Dataset rows:

-.-.-

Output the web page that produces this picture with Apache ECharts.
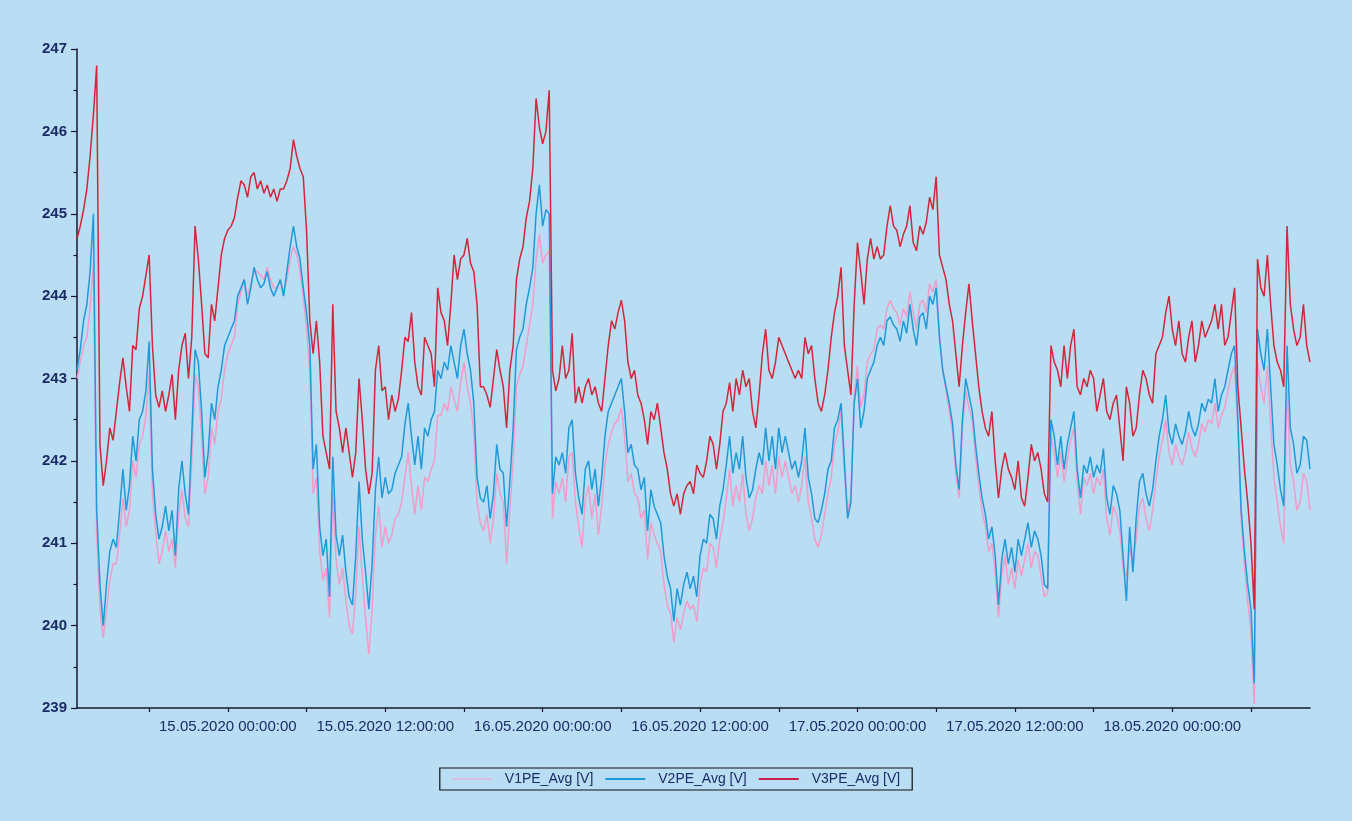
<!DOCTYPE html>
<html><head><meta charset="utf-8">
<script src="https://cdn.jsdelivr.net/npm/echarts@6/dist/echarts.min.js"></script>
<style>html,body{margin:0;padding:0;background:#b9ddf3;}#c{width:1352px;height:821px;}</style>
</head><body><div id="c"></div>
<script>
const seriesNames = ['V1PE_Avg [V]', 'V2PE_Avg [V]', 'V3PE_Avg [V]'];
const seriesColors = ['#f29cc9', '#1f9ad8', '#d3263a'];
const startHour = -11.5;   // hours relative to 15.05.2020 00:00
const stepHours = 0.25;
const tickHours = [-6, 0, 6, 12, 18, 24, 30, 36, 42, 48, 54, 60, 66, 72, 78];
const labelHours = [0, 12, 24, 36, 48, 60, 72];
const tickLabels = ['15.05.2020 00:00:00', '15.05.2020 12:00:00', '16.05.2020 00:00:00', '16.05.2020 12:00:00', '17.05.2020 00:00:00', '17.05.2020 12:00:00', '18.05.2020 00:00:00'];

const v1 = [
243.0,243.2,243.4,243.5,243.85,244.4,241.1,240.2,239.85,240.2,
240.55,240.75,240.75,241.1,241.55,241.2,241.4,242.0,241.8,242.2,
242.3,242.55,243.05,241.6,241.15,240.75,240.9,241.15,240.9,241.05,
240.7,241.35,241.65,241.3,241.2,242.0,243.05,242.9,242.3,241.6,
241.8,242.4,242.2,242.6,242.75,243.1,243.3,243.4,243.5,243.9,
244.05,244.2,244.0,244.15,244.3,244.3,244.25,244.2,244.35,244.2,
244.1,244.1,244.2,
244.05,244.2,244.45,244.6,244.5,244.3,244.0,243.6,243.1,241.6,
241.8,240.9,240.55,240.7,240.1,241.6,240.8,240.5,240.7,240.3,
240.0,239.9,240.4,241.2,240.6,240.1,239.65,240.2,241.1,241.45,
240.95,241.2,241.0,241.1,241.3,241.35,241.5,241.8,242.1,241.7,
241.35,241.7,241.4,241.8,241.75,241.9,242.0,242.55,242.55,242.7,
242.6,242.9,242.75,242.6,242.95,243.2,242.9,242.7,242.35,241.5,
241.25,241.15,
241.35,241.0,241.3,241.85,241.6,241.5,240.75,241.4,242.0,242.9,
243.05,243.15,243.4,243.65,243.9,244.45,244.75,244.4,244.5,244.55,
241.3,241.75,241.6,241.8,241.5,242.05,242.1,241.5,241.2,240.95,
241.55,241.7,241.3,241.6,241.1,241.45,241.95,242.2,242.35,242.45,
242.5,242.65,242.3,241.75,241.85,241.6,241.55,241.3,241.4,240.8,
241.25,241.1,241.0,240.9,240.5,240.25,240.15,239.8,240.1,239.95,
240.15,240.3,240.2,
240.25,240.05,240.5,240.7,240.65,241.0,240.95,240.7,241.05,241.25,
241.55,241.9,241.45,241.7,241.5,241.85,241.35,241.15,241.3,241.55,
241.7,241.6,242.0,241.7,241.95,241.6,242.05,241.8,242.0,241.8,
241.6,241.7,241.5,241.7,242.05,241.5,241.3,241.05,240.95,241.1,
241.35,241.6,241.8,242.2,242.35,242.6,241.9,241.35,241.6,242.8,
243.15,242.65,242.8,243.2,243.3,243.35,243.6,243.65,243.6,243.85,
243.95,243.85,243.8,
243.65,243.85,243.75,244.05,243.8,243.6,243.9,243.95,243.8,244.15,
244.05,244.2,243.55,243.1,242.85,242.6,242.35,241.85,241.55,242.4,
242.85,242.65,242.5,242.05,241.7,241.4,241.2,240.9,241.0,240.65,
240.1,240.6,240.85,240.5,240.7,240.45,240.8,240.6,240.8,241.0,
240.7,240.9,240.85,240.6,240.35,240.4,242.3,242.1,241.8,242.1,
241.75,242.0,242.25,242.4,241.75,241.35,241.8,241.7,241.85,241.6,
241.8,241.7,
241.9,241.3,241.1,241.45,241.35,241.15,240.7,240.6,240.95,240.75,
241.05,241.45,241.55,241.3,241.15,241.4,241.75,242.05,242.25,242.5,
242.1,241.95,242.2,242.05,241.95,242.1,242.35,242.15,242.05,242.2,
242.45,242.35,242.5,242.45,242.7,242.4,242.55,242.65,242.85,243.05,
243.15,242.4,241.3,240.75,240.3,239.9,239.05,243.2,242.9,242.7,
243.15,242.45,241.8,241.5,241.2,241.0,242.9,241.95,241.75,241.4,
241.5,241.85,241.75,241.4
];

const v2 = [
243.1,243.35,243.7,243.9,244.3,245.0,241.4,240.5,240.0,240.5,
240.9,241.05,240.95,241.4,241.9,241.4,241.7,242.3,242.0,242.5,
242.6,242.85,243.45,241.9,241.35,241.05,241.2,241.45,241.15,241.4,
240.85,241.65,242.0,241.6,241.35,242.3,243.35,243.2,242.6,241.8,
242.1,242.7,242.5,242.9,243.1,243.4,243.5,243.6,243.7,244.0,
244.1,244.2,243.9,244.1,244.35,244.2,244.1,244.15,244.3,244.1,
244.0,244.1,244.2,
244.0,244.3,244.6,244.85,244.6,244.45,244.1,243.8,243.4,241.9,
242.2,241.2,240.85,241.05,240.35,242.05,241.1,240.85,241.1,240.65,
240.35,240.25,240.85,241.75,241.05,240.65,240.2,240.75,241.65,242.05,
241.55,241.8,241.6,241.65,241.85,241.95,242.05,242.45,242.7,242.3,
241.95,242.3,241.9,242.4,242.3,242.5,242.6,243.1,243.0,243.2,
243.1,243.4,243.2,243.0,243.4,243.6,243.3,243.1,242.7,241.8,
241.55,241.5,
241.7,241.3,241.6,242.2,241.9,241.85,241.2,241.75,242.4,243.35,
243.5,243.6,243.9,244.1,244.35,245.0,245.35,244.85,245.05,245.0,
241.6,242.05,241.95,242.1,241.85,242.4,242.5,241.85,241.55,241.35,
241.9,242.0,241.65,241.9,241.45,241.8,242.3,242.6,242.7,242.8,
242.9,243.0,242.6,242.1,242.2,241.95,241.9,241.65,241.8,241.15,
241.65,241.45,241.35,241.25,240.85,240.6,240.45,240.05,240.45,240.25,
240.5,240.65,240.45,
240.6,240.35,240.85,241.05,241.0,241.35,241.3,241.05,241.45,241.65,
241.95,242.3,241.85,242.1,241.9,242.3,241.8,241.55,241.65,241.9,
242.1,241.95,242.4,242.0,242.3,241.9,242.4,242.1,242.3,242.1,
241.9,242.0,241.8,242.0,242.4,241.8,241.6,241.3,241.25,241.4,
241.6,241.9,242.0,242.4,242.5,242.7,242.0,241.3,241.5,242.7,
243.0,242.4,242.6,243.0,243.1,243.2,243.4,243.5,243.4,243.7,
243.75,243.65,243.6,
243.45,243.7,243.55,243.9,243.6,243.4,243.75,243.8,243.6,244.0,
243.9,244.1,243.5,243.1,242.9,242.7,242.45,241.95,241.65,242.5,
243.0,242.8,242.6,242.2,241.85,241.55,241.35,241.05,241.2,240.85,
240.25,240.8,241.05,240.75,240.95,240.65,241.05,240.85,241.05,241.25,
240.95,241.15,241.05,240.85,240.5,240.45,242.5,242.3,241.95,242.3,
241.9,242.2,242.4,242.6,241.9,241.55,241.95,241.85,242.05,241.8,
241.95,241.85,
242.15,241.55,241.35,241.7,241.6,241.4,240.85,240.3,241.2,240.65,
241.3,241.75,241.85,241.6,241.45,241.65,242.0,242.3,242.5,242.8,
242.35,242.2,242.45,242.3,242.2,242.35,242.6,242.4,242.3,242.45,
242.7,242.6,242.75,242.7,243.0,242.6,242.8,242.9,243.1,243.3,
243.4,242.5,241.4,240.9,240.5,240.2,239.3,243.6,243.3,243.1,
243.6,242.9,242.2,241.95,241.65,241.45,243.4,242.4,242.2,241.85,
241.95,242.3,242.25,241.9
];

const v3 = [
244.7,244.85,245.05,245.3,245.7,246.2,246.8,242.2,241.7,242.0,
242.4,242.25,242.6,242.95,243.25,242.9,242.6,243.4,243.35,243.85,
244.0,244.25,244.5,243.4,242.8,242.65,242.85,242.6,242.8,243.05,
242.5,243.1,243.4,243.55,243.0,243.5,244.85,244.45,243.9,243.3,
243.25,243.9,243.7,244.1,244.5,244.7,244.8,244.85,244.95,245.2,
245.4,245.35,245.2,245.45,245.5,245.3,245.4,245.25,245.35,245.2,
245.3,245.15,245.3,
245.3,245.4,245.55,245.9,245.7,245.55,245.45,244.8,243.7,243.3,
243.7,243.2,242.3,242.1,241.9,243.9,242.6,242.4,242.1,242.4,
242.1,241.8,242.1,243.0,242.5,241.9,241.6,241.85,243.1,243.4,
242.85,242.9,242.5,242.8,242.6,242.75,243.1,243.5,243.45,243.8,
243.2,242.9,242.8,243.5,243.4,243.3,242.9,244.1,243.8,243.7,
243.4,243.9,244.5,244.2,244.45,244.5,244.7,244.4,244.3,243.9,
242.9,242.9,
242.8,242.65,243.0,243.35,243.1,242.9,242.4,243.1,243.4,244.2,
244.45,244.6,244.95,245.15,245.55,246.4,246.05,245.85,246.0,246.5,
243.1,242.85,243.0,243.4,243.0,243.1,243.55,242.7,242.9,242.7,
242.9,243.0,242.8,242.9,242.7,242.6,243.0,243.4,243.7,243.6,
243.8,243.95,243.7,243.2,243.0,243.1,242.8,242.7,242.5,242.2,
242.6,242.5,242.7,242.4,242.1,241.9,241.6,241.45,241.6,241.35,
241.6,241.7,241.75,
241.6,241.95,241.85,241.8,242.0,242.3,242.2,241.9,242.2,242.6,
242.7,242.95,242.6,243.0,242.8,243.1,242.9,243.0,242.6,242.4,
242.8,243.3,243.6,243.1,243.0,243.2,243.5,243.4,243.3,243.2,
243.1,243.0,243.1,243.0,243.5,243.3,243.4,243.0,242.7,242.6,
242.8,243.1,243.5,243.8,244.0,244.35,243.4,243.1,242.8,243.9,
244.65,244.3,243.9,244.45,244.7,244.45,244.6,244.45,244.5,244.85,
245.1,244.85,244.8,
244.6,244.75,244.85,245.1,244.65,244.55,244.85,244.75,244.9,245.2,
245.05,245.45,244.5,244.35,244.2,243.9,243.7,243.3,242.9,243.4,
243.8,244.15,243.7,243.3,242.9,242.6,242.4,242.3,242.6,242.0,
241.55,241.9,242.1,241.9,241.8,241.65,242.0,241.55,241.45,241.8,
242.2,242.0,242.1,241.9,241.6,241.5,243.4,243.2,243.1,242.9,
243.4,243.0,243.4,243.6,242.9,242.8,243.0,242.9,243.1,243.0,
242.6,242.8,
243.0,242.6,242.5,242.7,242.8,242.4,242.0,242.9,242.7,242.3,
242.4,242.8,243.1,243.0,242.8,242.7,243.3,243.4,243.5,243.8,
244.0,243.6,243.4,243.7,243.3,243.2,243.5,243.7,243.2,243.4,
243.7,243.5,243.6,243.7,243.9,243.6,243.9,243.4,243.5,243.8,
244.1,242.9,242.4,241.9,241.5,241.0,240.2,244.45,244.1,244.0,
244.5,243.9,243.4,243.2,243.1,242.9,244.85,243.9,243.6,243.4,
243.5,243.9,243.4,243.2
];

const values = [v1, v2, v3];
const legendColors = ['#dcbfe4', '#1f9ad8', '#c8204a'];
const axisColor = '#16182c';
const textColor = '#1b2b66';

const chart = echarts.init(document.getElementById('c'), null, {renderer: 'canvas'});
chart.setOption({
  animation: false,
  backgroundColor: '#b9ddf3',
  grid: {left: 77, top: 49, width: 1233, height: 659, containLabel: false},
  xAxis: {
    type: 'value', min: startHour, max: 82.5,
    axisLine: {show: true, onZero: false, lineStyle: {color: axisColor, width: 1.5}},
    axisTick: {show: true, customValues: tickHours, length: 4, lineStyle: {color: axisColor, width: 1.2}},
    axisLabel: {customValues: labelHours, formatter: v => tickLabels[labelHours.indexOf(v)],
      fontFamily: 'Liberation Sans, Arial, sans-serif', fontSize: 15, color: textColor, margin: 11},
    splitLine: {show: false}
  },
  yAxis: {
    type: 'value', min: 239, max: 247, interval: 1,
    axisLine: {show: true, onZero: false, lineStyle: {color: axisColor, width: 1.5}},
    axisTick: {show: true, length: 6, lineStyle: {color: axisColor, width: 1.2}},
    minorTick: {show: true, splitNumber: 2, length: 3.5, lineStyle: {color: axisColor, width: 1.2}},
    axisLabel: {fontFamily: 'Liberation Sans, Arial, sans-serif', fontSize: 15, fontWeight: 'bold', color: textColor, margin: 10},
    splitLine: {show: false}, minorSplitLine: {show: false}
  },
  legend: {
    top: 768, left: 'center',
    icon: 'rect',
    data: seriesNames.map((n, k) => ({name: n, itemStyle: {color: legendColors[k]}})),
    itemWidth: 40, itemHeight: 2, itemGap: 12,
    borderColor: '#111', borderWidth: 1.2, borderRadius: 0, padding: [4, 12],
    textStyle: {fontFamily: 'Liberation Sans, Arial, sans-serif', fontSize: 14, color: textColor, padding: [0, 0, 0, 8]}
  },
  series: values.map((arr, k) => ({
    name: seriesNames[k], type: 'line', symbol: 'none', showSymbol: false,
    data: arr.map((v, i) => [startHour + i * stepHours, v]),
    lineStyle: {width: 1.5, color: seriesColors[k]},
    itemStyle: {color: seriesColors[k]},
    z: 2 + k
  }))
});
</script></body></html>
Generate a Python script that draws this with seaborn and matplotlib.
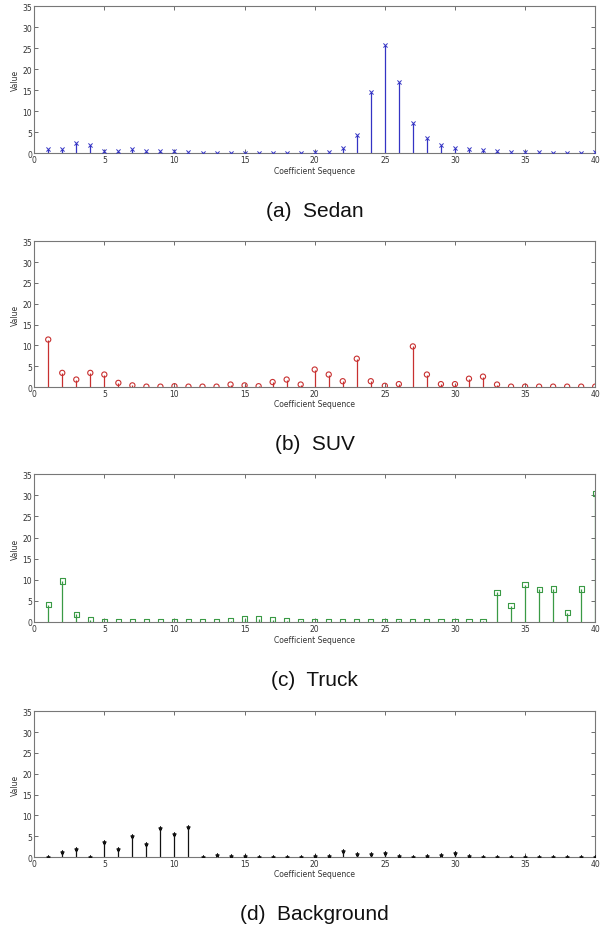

-.-.-

* _SHORT EXERCISE_
Copy nothing but the lines from the top of the material through the line holding "const tickLabels = ['15.05.2020", exactly as written; omit pictures.

* _TASK RESULT_
Output the web page that produces this picture with Apache ECharts.
<!DOCTYPE html>
<html><head><meta charset="utf-8">
<script src="https://cdn.jsdelivr.net/npm/echarts@6/dist/echarts.min.js"></script>
<style>html,body{margin:0;padding:0;background:#b9ddf3;}#c{width:1352px;height:821px;}</style>
</head><body><div id="c"></div>
<script>
const seriesNames = ['V1PE_Avg [V]', 'V2PE_Avg [V]', 'V3PE_Avg [V]'];
const seriesColors = ['#f29cc9', '#1f9ad8', '#d3263a'];
const startHour = -11.5;   // hours relative to 15.05.2020 00:00
const stepHours = 0.25;
const tickHours = [-6, 0, 6, 12, 18, 24, 30, 36, 42, 48, 54, 60, 66, 72, 78];
const labelHours = [0, 12, 24, 36, 48, 60, 72];
const tickLabels = ['15.05.2020 00:00:00', '15.05.2020 12:00:00', '16.05.2020 00:00:00', '16.05.2020 12:00:00', '17.05.2020 00:00:00', '17.05.2020 12:00:00', '18.05.2020 00:00:00'];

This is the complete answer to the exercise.